Nombre de pays offrent un ministère à leur politique spatiale. En France, le Centre national d'études spatiales joue le premier rôle. Il est impliqué dans de multiples coopérations internationales, jugées indispensables : « À titre d'exemple, le CNES maîtrise la réalisation technique de l'altimètre océanographique Altika de nouvelle génération mais ne peut prendre en charge la plateforme. En conséquence, Altika sera implanté sur un satellite lancé par l'Inde. » Faut-il s'en inquiéter ? « La recherche fondamentale doit faire l'objet de coopérations sans réserves. » Toutefois, « plus on se rapproche de l'acte de produire, moins la coopération peut être développée. La conception, l'ingénierie et les savoir-faire de la production sont des atouts dans la compétition commerciale. Leur exportation doit être proscrite. »
Lego spatial
Nos député et sénateur affirment que « l'Europe doit viser l'autonomie des systèmes spatiaux assurant des fonctions stratégiques pour sa sécurité et son développement économique », mais aussi « contribuer à la standardisation des systèmes spatiaux et rechercher la compatibilité de ses propres systèmes avec le plus grand nombre possible de systèmes appartenant aux autres régions du monde. » Assemblée comme un Lego à partir de modules conçus de part le monde, la Station spatiale internationale (ISS) symbolise les perspectives ainsi ouvertes.

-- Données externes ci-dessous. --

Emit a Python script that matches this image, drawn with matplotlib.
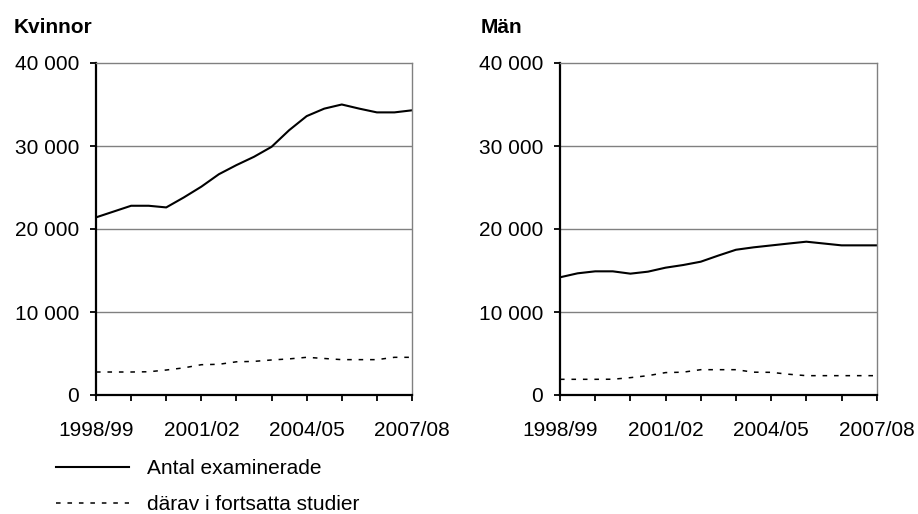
import matplotlib
matplotlib.use("Agg")
import matplotlib.pyplot as plt
from matplotlib.lines import Line2D

plt.rcParams['font.family'] = ['Liberation Sans', 'DejaVu Sans']

# Academic years on the x axis (labels shown every third year)
years = ['1998/99', '1999/00', '2000/01', '2001/02', '2002/03',
         '2003/04', '2004/05', '2005/06', '2006/07', '2007/08']
shown = ['1998/99', '2001/02', '2004/05', '2007/08']

# half-year positions along the category axis
pos = [0, 0.5, 1, 1.5, 2, 2.5, 3, 3.5, 4, 4.5, 5, 5.5, 6, 6.5, 7, 7.5, 8, 8.5, 9]

# Kvinnor
kv_total = [21400, 22100, 22800, 22800, 22600, 23800, 25100, 26600, 27700, 28700,
            29900, 31900, 33600, 34500, 35000, 34500, 34050, 34050, 34300]
kv_cont = [2770, 2770, 2770, 2800, 3010, 3270, 3650, 3700, 4000, 4050,
           4220, 4350, 4540, 4400, 4260, 4260, 4260, 4540, 4540]

# Män
man_total = [14180, 14660, 14900, 14900, 14620, 14860, 15340, 15660, 16060, 16800,
             17500, 17790, 18020, 18250, 18470, 18250, 18030, 18030, 18030]
man_cont = [1890, 1890, 1890, 1900, 2090, 2330, 2700, 2750, 3050, 3050,
            3050, 2750, 2730, 2500, 2330, 2330, 2330, 2330, 2330]

yticks = [0, 10000, 20000, 30000, 40000]
ytick_labels = ['0', '10 000', '20 000', '30 000', '40 000']

fs = 15
dotted = (0, (3, 4.5))

fig = plt.figure(figsize=(9.18, 5.14), dpi=100)
ax1 = fig.add_axes([96/918, 1-395/514, 316/918, 332/514])
ax2 = fig.add_axes([560/918, 1-395/514, 316.7/918, 332/514])

panels = [(ax1, 'Kvinnor', kv_total, kv_cont, 14),
          (ax2, 'Män', man_total, man_cont, 481)]

for ax, title, tot, cont, tx in panels:
    ax.plot(pos, tot, color='black', lw=1.5, solid_joinstyle='round')
    ax.plot(pos, cont, color='black', lw=1.1, linestyle=dotted)
    ax.set_xlim(0, 9)
    ax.set_ylim(0, 40000)
    ax.set_yticks(yticks)
    ax.set_yticklabels(ytick_labels, fontsize=fs)
    ax.set_xticks(range(len(years)))
    ax.set_xticklabels([y if y in shown else '' for y in years], fontsize=fs)
    for v in yticks[1:-1]:
        ax.axhline(v, color='#808080', lw=1, zorder=0)
    ax.spines['left'].set_linewidth(1.6)
    ax.spines['bottom'].set_linewidth(1.6)
    ax.spines['top'].set_color('#808080')
    ax.spines['right'].set_color('#808080')
    ax.spines['top'].set_linewidth(1)
    ax.spines['right'].set_linewidth(1)
    ax.tick_params(axis='y', direction='out', length=4.5, width=1.3, pad=7.8)
    ax.tick_params(axis='x', direction='out', length=4.5, width=1.3, pad=14)
    fig.text(tx/918, 1-33/514, title, fontsize=fs, fontweight='bold',
             ha='left', va='baseline')

handles = [Line2D([], [], color='black', lw=1.5),
           Line2D([], [], color='black', lw=1.1, linestyle=dotted)]
fig.legend(handles, ['Antal examinerade', 'därav i fortsatta studier'],
           loc='upper left', bbox_to_anchor=(56/918, 1-459/514),
           frameon=False, fontsize=fs, handlelength=3.5, handletextpad=0.85,
           labelspacing=0.83, borderpad=0, borderaxespad=0)

fig.savefig('out.png', dpi=100)
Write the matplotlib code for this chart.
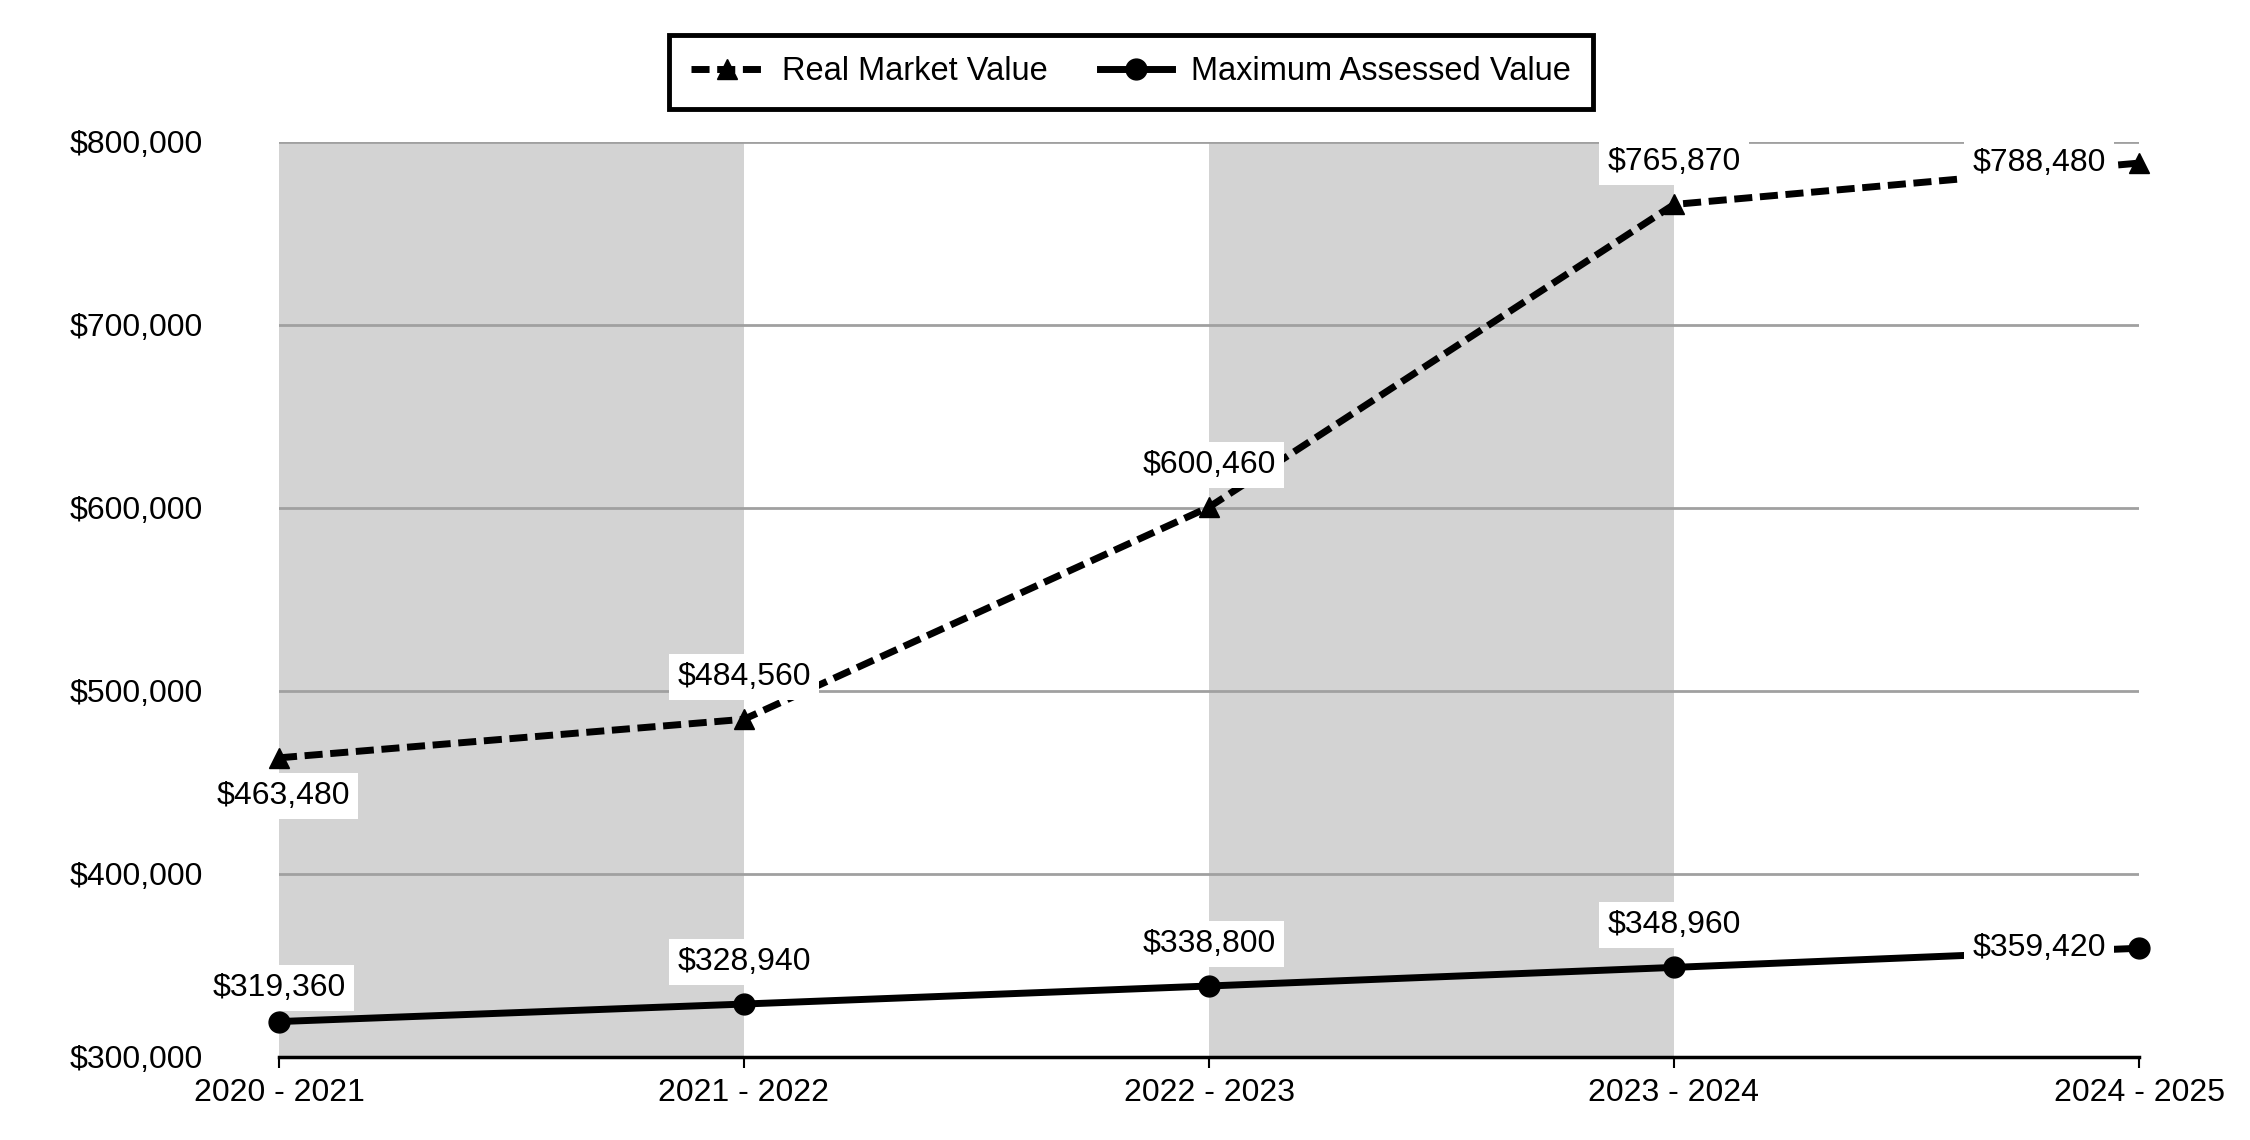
import matplotlib

matplotlib.use("Agg")
import matplotlib.pyplot as plt
from matplotlib.ticker import FuncFormatter

plt.rcParams["font.family"] = ["Liberation Sans", "DejaVu Sans"]

# data
years = ["2020 - 2021", "2021 - 2022", "2022 - 2023", "2023 - 2024", "2024 - 2025"]
real_market = [463480, 484560, 600460, 765870, 788480]
max_assessed = [319360, 328940, 338800, 348960, 359420]
shaded = [(0, 1), (2, 3)]

# label offsets (pixels) for each point
rmv_offsets = [(4, -38), (0, 42), (0, 42), (0, 42), (-100, 0)]
mav_offsets = [(0, 34), (0, 42), (0, 42), (0, 42), (-100, 0)]

FS = 23

fig = plt.figure(figsize=(22.5, 11.4), dpi=100)
L, R, T, B = 279, 2139, 142, 1057
ax = fig.add_axes([L / 2250, 1 - B / 1140, (R - L) / 2250, (B - T) / 1140])

x = list(range(len(years)))

for a, b in shaded:
    ax.axvspan(a, b, color="#d3d3d3", lw=0, zorder=0)

for v in [400000, 500000, 600000, 700000, 800000]:
    ax.axhline(v, color="#a0a0a0", lw=2, zorder=1)

ax.plot(x, real_market, color="black", lw=5, dashes=(2.6, 1.1), marker="^",
        markersize=14, label="Real Market Value", zorder=3, clip_on=False)
ax.plot(x, max_assessed, color="black", lw=5, marker="o",
        markersize=15, label="Maximum Assessed Value", zorder=3, clip_on=False)

bbox = dict(boxstyle="square,pad=0.25", fc="white", ec="none")
for xi, v, off in zip(x, real_market, rmv_offsets):
    ax.annotate(f"${v:,}", (xi, v), xytext=off, textcoords="offset pixels",
                ha="center", va="center", fontsize=FS, bbox=bbox, zorder=4)
for xi, v, off in zip(x, max_assessed, mav_offsets):
    ax.annotate(f"${v:,}", (xi, v), xytext=off, textcoords="offset pixels",
                ha="center", va="center", fontsize=FS, bbox=bbox, zorder=4)

ax.set_xlim(0, len(years) - 1)
ax.set_ylim(300000, 800000)
ax.set_xticks(x)
ax.set_xticklabels(years, fontsize=FS)
ax.set_yticks([300000, 400000, 500000, 600000, 700000, 800000])
ax.yaxis.set_major_formatter(FuncFormatter(lambda v, _p: f"${int(v):,}"))
ax.tick_params(axis="y", length=0, pad=55, labelsize=FS)
ax.tick_params(axis="x", length=8, width=1.5, pad=7, labelsize=FS)

for s in ["top", "right", "left"]:
    ax.spines[s].set_visible(False)
ax.spines["bottom"].set_linewidth(2.5)
ax.spines["bottom"].set_zorder(5)

leg = fig.legend(loc="center", bbox_to_anchor=(1131 / 2250, 1 - 72 / 1140), ncol=2,
                 fontsize=23.5, frameon=True, fancybox=False, framealpha=1,
                 handlelength=2.2, columnspacing=1.6, borderpad=0.65,
                 handletextpad=0.6)
leg.get_frame().set_edgecolor("black")
leg.get_frame().set_linewidth(3.5)

fig.savefig("out.png", dpi=100)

L'Agence spatiale européenne (ESA), dont le siège se trouve à Paris, constitue le vecteur de cette ambition. Bien qu'un accord-cadre formalise sa collaboration avec l'Union européenne depuis mai 2004, elle en est indépendante. Parmi ses dix-huit membres, on compte la Suisse et la Norvège, qui n'appartiennent pas à l'UE. Pratiquant le "retour géographique" – une exigence coûteuse –, elle répartit les investissements sur le territoire des États-membres à la mesure de leurs participations. À Bruxelles, « la prise en compte du spatial par la Commission européenne » serait « fragmentée et sous-dimensionnée » selon les parlementaires. Le traité de Lisbonne conférerait à l'Union une compétence partagée en la matière. Une compétence "pragmatique", censée s'ajouter à celle des États sans s'y substituer. « Mais la Commission ne possède aucune compétence technique dans le domaine spatial. Il serait contre-productif qu'elle veuille s'en doter, alors que l'ESA les possède au meilleur niveau, avec un retour d'expérience de plus de trente années. Il serait également très dangereux d'imaginer l'ESA en tant qu'agence communautaire, car l'espace vivra encore largement de programmes optionnels permettant de faire avancer la coopération entre les États-membres les plus motivés. »
Talon d'Achille
Présentes à bord de la Station spatiale internationale, la France et l'Europe n'ont pas la possibilité d'y conduire un équipage par leurs propres moyens. Les vols habités sont leur talon d'Achille, alors que le CNES juge prioritaire l'étude de Mars in situ. Le président de la République exprime sa « conviction qu'un programme d'exploration ne peut être que mondial, sans exclusivité ni appropriation par l'une ou l'autre des nations ». Il fera valoir quelques atouts devant la "communautés internationale" : « Dans l'exploration robotique, le transport de matériel, les technologies spatiales, l'Europe a des secteurs d'excellence où elle peut apporter ses talents pour le bénéfice de tous. »
Elle dispose en outre de formidables potentialités : après qualification pour les vols habités, équipée d'une capsule dotée d'un dispositif d'éjection, Ariane 5 bénéficierait selon la NASA d'une sécurité cinq fois meilleure que celle de la navette spatiale ; et sans développer un lanceur aussi lourd que les Américains, nous pourrions exploiter les rendez-vous orbitaux pour assembler de grandes structures dans l'espace. « L'Europe a la possibilité de rivaliser avec les États-Unis pour des investissements très inférieurs, en capitalisant sur ses investissements antérieurs et en adoptant une approche système de systèmes » clament Christian Cabal et Henri Revol. Quoi qu'il en soit, les retards se paieront cher : « Il faut trente ans pour mettre en place un secteur spatial performant. »
Cet article s'appuie sur le rapport de l'Office parlementaire d'évaluation des choix scientifiques et technologiques de février 2007, rédigé sous la responsabilité de Christian Cabal, député, et Henri Revol, sénateur : « Politique spatiale : l'audace ou le déclin - Comment faire de l'Europe le leader mondial de l'espace ».